The unbalanced ratio could threaten the future of the population, the scientific paper warned. It examined two genetically distinct populations of turtles on the reef and found that the northern group of about 200,000 animals was overwhelmingly female.
The southern population was 65%-69% female, females in the northern group accounted for 99.1% of juveniles, 99.8% of subadults and 86.8% of adults.
The paper, from the National Oceanic and Atmospheric Administration, California State University and Worldwide Fund for Nature Australia, is published in Current Biology.
The paper said: “Combining our results with temperature data show that the northern GBR green turtle rookeries have been producing primarily females for more than two decades and that the complete feminisation of this population is possible in the near future.

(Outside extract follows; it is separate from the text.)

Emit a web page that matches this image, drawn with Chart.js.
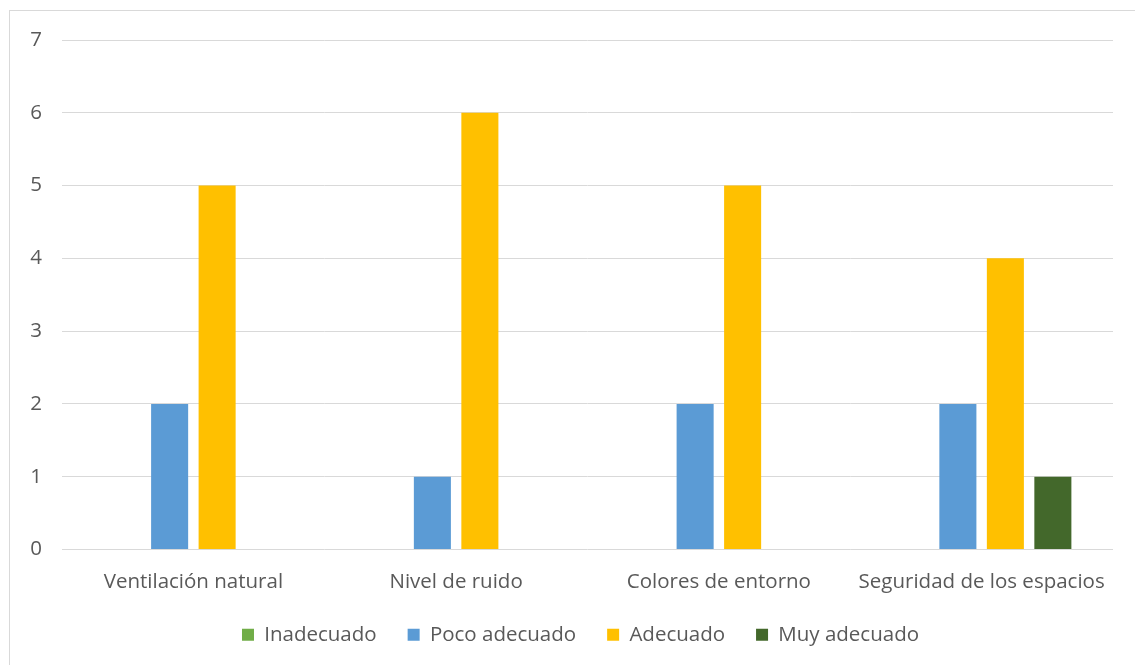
<!DOCTYPE html>
<html>
<head>
<meta charset="utf-8">
<script src="https://cdn.jsdelivr.net/npm/chart.js@4/dist/chart.umd.min.js"></script>
<style>
  html, body { margin: 0; padding: 0; background: #fff; }
  #wrap { position: relative; width: 1135px; height: 665px; }
  #frame { position: absolute; left: 9px; top: 10px; width: 1135px; height: 665px; border: 1px solid #D9D9D9; box-sizing: border-box; }
  canvas { position: absolute; left: 0; top: 0; }
</style>
</head>
<body>
<div id="wrap">
  <div id="frame"></div>
  <canvas id="chart" width="1135" height="665"></canvas>
</div>
<script>
// Datos
const categorias = ['Ventilación natural', 'Nivel de ruido', 'Colores de entorno', 'Seguridad de los espacios'];
const inadecuado = [0, 0, 0, 0];
const pocoAdecuado = [2, 1, 2, 2];
const adecuado = [5, 6, 5, 4];
const muyAdecuado = [0, 0, 0, 1];
const ticksY = [0, 1, 2, 3, 4, 5, 6, 7];

const COLORES = {
    inadecuado: '#70AD47',
    pocoAdecuado: '#5B9BD5',
    adecuado: '#FFC000',
    muyAdecuado: '#43682B'
};
const TEXTO = '#595959';
const FUENTE = { family: 'Open Sans', size: 20.5 };

function serie(label, data, color) {
    return {
        label: label,
        data: data,
        backgroundColor: color,
        borderWidth: 0,
        categoryPercentage: 0.723,
        barPercentage: 0.78
    };
}

// mover la leyenda un poco a la derecha, como en el original
const desplazarLeyenda = {
    id: 'desplazarLeyenda',
    afterLayout(chart) {
        chart.legend.left += 24;
        chart.legend.right += 24;
    }
};

const ctx = document.getElementById('chart').getContext('2d');
new Chart(ctx, {
    type: 'bar',
    data: {
        labels: categorias,
        datasets: [
            serie('Inadecuado', inadecuado, COLORES.inadecuado),
            serie('Poco adecuado', pocoAdecuado, COLORES.pocoAdecuado),
            serie('Adecuado', adecuado, COLORES.adecuado),
            serie('Muy adecuado', muyAdecuado, COLORES.muyAdecuado)
        ]
    },
    plugins: [desplazarLeyenda],
    options: {
        responsive: false,
        animation: false,
        layout: { padding: { left: 0, right: 22, top: 40, bottom: 10 } },
        plugins: {
            tooltip: { enabled: false },
            legend: {
                position: 'bottom',
                labels: {
                    color: TEXTO,
                    font: FUENTE,
                    boxWidth: 12,
                    boxHeight: 12,
                    padding: 31
                }
            }
        },
        scales: {
            x: {
                grid: { display: false },
                border: { display: false },
                ticks: { color: TEXTO, font: FUENTE, padding: 12, maxRotation: 0 },
                afterFit: s => { s.height = 44; }
            },
            y: {
                min: 0,
                max: 7,
                afterBuildTicks: s => { s.ticks = ticksY.map(v => ({ value: v })); },
                grid: { color: '#D9D9D9', lineWidth: 1, drawTicks: false },
                border: { display: false },
                ticks: { color: TEXTO, font: FUENTE, padding: 20 },
                afterFit: s => { s.width = 62; }
            }
        }
    }
});
</script>
</body>
</html>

“Furthermore, extreme incubation temperatures not only produce female-only hatchlings but also cause high mortality of developing clutches,” it said. “With warming global temperatures and most sea turtle populations naturally producing offspring above the pivotal temperature, it is clear that climate change poses a serious threat to the persistence of these populations.”
According to the Guardian, ‘sea turtles are among species with temperature dependent sex-determination and the proportion of female hatchlings increases when nests are in warmer sands.’
The research was facilitated through the Great Barrier Reef Rivers to Reef to Turtles project by the World Wildlife Fund Australia.